*Material provided*
◇ ◇ ◇ ◇ ◇
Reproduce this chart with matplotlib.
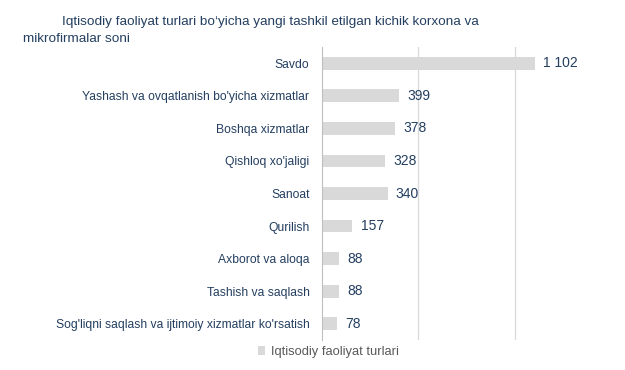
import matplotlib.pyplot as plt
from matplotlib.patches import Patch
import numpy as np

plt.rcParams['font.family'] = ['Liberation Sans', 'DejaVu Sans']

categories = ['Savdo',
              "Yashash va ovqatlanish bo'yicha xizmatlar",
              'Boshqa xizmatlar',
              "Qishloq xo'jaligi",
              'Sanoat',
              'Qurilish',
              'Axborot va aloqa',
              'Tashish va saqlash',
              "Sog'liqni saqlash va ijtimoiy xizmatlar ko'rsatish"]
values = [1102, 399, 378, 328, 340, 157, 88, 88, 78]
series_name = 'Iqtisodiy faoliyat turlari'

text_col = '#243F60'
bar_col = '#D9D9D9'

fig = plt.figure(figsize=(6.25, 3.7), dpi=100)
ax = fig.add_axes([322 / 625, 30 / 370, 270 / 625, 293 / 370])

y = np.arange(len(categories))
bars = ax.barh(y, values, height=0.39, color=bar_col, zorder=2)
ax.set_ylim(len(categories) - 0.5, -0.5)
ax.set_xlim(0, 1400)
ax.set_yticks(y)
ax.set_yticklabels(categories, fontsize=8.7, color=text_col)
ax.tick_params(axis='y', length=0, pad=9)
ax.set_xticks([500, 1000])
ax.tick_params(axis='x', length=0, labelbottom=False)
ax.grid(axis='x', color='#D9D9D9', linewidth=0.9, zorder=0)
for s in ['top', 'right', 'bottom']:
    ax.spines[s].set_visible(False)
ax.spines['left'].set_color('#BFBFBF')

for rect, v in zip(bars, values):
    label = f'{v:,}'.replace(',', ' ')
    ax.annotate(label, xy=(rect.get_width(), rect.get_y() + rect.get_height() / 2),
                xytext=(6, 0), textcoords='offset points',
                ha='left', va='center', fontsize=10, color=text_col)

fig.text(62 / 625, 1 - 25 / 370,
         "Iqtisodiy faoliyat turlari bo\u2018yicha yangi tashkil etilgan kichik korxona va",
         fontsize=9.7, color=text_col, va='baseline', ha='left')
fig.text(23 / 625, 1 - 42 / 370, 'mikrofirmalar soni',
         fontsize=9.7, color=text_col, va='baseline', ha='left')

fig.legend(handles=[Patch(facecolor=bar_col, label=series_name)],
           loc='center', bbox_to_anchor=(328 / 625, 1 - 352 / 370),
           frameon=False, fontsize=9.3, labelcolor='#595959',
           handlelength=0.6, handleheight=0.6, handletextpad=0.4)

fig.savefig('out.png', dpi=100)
◇ ◇ ◇ ◇ ◇
*Exercise details*
Restate the data above word for word. Do not include the images.

*Solved problem*
Reproduce this chart with matplotlib.
import matplotlib.pyplot as plt
from matplotlib.patches import Patch
import numpy as np

plt.rcParams['font.family'] = ['Liberation Sans', 'DejaVu Sans']

categories = ['Savdo',
              "Yashash va ovqatlanish bo'yicha xizmatlar",
              'Boshqa xizmatlar',
              "Qishloq xo'jaligi",
              'Sanoat',
              'Qurilish',
              'Axborot va aloqa',
              'Tashish va saqlash',
              "Sog'liqni saqlash va ijtimoiy xizmatlar ko'rsatish"]
values = [1102, 399, 378, 328, 340, 157, 88, 88, 78]
series_name = 'Iqtisodiy faoliyat turlari'

text_col = '#243F60'
bar_col = '#D9D9D9'

fig = plt.figure(figsize=(6.25, 3.7), dpi=100)
ax = fig.add_axes([322 / 625, 30 / 370, 270 / 625, 293 / 370])

y = np.arange(len(categories))
bars = ax.barh(y, values, height=0.39, color=bar_col, zorder=2)
ax.set_ylim(len(categories) - 0.5, -0.5)
ax.set_xlim(0, 1400)
ax.set_yticks(y)
ax.set_yticklabels(categories, fontsize=8.7, color=text_col)
ax.tick_params(axis='y', length=0, pad=9)
ax.set_xticks([500, 1000])
ax.tick_params(axis='x', length=0, labelbottom=False)
ax.grid(axis='x', color='#D9D9D9', linewidth=0.9, zorder=0)
for s in ['top', 'right', 'bottom']:
    ax.spines[s].set_visible(False)
ax.spines['left'].set_color('#BFBFBF')

for rect, v in zip(bars, values):
    label = f'{v:,}'.replace(',', ' ')
    ax.annotate(label, xy=(rect.get_width(), rect.get_y() + rect.get_height() / 2),
                xytext=(6, 0), textcoords='offset points',
                ha='left', va='center', fontsize=10, color=text_col)

fig.text(62 / 625, 1 - 25 / 370,
         "Iqtisodiy faoliyat turlari bo\u2018yicha yangi tashkil etilgan kichik korxona va",
         fontsize=9.7, color=text_col, va='baseline', ha='left')
fig.text(23 / 625, 1 - 42 / 370, 'mikrofirmalar soni',
         fontsize=9.7, color=text_col, va='baseline', ha='left')

fig.legend(handles=[Patch(facecolor=bar_col, label=series_name)],
           loc='center', bbox_to_anchor=(328 / 625, 1 - 352 / 370),
           frameon=False, fontsize=9.3, labelcolor='#595959',
           handlelength=0.6, handleheight=0.6, handletextpad=0.4)

fig.savefig('out.png', dpi=100)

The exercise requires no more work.